INFORMATION SHOWN -
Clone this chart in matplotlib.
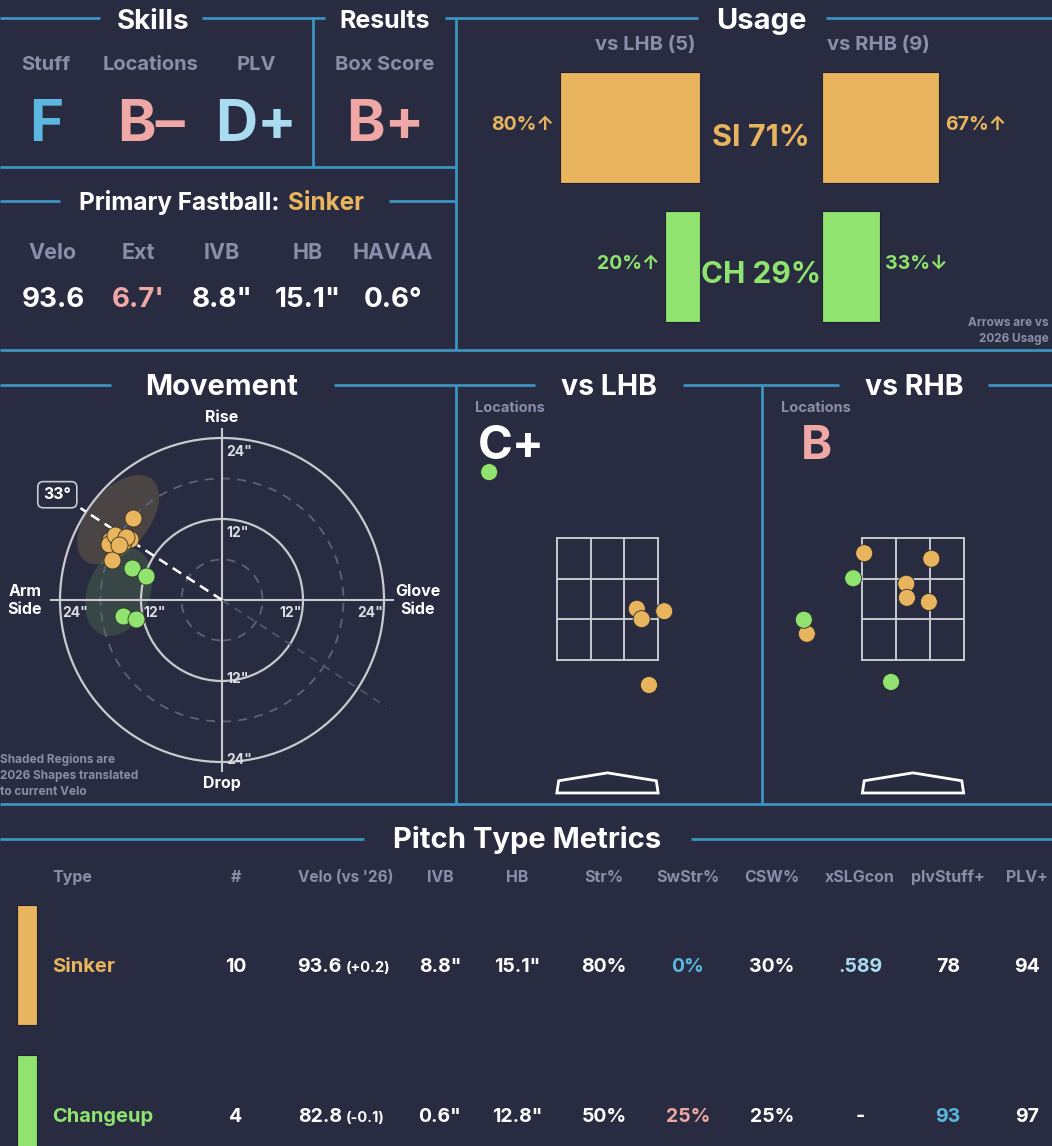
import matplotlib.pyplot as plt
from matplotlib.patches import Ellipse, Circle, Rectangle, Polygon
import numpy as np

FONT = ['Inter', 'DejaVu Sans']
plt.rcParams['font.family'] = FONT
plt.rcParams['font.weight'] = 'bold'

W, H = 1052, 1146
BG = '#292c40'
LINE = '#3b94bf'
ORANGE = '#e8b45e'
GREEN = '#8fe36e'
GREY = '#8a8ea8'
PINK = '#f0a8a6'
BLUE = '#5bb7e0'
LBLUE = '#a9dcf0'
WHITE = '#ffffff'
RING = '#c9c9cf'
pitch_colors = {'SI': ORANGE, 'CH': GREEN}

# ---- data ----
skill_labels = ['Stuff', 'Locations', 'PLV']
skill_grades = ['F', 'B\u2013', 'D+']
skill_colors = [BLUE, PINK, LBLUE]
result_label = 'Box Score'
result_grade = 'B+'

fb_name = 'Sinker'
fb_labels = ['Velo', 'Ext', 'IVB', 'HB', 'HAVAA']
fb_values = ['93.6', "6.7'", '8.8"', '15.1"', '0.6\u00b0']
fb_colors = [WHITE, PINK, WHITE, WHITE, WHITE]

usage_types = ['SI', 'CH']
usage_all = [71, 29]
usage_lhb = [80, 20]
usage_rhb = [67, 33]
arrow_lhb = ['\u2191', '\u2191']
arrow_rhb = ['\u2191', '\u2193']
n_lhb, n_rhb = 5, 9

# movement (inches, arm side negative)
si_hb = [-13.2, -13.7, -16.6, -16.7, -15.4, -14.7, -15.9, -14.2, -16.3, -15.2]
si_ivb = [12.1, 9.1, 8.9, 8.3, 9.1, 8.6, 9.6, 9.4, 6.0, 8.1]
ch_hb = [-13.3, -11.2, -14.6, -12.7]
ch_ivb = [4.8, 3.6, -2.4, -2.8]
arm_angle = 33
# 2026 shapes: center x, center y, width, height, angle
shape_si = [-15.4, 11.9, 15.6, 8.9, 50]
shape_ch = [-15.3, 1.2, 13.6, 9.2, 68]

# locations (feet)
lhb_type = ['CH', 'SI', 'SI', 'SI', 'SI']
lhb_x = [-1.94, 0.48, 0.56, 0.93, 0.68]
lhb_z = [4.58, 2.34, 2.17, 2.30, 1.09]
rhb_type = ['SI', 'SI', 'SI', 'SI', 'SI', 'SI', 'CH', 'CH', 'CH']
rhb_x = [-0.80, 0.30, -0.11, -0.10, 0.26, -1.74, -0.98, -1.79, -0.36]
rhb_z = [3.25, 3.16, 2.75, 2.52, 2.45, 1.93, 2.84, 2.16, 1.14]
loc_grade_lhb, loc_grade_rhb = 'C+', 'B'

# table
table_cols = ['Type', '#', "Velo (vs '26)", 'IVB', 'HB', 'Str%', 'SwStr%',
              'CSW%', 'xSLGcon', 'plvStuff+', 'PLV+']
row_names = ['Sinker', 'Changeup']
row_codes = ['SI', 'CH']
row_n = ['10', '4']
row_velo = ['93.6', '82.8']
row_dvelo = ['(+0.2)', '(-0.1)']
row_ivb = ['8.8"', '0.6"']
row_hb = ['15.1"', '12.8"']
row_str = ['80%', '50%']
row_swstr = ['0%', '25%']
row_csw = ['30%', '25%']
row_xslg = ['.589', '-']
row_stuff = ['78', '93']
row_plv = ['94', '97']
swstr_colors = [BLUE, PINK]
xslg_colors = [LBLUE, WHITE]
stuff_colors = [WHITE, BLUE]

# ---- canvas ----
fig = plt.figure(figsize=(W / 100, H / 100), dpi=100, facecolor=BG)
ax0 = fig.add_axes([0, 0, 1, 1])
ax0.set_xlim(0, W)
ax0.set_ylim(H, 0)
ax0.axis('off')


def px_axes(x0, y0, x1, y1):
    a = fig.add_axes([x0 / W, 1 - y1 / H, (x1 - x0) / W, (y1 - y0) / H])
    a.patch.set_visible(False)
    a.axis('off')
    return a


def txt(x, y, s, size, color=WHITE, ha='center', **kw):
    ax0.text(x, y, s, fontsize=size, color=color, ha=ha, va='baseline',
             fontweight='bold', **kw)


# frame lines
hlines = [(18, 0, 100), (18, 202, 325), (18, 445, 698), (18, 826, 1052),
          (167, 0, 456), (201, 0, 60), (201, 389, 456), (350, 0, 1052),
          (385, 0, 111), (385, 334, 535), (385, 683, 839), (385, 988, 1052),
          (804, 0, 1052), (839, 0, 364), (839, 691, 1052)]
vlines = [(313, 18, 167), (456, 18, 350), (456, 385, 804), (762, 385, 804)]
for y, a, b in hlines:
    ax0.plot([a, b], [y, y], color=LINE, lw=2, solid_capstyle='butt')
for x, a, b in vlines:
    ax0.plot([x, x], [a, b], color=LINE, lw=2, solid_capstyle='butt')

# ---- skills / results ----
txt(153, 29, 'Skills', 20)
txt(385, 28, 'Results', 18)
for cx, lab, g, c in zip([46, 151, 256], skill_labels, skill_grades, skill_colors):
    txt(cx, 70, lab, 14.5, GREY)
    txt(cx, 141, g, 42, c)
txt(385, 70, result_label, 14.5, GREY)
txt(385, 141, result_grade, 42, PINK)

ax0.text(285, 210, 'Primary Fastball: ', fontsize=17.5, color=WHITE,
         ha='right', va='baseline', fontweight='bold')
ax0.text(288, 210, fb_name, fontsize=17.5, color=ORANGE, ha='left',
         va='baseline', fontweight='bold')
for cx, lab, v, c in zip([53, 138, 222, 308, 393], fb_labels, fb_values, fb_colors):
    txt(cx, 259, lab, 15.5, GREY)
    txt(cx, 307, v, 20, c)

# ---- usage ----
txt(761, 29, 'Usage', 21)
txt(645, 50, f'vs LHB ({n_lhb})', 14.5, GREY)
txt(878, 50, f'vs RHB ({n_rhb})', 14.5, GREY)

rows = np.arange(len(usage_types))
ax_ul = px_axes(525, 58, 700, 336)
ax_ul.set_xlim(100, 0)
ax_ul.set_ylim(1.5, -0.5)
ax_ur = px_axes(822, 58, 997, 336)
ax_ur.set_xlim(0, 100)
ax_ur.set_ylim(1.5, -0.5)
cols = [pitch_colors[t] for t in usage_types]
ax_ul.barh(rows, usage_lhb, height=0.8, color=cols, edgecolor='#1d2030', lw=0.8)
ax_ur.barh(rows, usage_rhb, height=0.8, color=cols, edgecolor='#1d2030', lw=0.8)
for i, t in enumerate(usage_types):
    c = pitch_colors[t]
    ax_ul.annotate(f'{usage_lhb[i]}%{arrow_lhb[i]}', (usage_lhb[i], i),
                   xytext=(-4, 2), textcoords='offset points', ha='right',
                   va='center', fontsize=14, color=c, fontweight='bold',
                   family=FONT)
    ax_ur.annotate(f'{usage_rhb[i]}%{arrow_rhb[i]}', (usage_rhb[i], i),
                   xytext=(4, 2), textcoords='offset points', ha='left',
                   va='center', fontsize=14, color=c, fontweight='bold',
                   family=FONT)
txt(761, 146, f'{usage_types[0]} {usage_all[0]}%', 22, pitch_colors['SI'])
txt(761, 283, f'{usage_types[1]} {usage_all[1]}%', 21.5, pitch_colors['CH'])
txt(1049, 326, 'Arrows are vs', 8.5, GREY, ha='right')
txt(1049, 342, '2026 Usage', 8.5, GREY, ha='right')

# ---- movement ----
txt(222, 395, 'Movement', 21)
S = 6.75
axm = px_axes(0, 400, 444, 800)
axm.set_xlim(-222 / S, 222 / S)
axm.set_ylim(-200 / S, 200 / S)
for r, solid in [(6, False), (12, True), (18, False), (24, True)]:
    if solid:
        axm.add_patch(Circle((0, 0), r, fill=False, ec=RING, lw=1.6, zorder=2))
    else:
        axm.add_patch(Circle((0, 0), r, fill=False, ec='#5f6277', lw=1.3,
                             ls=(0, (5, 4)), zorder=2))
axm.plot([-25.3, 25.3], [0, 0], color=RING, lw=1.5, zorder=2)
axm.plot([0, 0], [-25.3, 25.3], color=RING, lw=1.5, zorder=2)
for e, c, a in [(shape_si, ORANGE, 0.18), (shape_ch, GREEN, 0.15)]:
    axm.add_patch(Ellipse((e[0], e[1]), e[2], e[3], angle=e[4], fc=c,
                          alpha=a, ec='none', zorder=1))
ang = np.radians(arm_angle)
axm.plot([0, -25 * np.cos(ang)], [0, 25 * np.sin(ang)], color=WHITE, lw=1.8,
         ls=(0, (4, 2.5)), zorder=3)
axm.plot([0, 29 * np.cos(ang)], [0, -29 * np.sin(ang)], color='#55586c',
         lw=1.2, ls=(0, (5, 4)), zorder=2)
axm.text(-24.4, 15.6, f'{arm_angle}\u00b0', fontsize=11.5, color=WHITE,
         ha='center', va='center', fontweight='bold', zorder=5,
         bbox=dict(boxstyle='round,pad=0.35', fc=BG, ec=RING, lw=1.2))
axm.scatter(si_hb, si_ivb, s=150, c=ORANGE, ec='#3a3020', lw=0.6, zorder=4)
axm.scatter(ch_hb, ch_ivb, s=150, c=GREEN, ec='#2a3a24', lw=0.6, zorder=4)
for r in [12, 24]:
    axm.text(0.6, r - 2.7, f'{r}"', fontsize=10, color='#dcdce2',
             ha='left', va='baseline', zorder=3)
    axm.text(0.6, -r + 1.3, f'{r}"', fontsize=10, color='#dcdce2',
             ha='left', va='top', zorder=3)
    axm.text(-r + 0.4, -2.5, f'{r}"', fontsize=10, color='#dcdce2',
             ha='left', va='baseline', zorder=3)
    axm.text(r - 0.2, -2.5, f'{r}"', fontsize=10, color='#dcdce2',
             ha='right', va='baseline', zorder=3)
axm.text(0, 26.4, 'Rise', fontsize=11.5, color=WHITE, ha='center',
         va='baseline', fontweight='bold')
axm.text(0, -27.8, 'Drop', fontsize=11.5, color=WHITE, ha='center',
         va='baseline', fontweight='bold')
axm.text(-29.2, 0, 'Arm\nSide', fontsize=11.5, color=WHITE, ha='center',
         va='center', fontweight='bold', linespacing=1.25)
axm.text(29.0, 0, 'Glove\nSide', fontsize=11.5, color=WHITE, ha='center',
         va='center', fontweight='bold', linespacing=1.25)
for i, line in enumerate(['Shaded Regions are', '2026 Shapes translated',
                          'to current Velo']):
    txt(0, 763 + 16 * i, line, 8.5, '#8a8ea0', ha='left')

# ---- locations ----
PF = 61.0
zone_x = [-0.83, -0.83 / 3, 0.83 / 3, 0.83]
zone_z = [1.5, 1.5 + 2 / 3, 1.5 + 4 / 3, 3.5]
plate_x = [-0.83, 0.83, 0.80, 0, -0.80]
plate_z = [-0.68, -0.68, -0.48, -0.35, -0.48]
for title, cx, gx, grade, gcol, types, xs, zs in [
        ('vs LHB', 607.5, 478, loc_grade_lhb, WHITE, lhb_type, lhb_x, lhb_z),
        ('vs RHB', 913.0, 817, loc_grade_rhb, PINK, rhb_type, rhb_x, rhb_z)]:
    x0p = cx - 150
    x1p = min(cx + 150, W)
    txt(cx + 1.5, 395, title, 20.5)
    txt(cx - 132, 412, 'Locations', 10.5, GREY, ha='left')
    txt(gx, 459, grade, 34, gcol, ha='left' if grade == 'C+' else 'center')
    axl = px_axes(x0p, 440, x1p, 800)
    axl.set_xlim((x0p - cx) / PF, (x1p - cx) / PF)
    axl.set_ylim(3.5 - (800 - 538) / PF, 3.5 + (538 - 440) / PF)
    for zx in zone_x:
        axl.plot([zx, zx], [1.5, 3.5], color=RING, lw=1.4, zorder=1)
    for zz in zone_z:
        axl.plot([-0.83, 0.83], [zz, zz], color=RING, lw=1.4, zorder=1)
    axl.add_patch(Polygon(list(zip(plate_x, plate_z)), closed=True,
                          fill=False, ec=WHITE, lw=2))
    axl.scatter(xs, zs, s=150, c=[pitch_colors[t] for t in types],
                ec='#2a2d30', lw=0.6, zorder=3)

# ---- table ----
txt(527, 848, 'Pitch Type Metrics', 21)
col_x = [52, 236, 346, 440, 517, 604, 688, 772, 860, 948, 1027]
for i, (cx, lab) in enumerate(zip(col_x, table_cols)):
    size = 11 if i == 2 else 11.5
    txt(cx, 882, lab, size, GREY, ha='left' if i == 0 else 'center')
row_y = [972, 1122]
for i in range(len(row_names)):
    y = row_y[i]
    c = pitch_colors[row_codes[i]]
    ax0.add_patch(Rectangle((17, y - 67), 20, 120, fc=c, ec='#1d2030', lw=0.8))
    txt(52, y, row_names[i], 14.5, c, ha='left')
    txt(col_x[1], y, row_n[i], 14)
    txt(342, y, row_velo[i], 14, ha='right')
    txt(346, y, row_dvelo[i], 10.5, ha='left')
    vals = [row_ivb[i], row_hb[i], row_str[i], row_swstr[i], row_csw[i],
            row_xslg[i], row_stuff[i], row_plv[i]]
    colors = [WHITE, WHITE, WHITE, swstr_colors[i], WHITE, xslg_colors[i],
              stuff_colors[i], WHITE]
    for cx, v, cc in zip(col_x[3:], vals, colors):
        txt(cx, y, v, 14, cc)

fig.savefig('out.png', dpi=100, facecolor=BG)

WHAT IS EXPECTED - Of the lines in the material, how many hold the word "matplotlib"? Reply with the number only.

RESULT BELOW - 3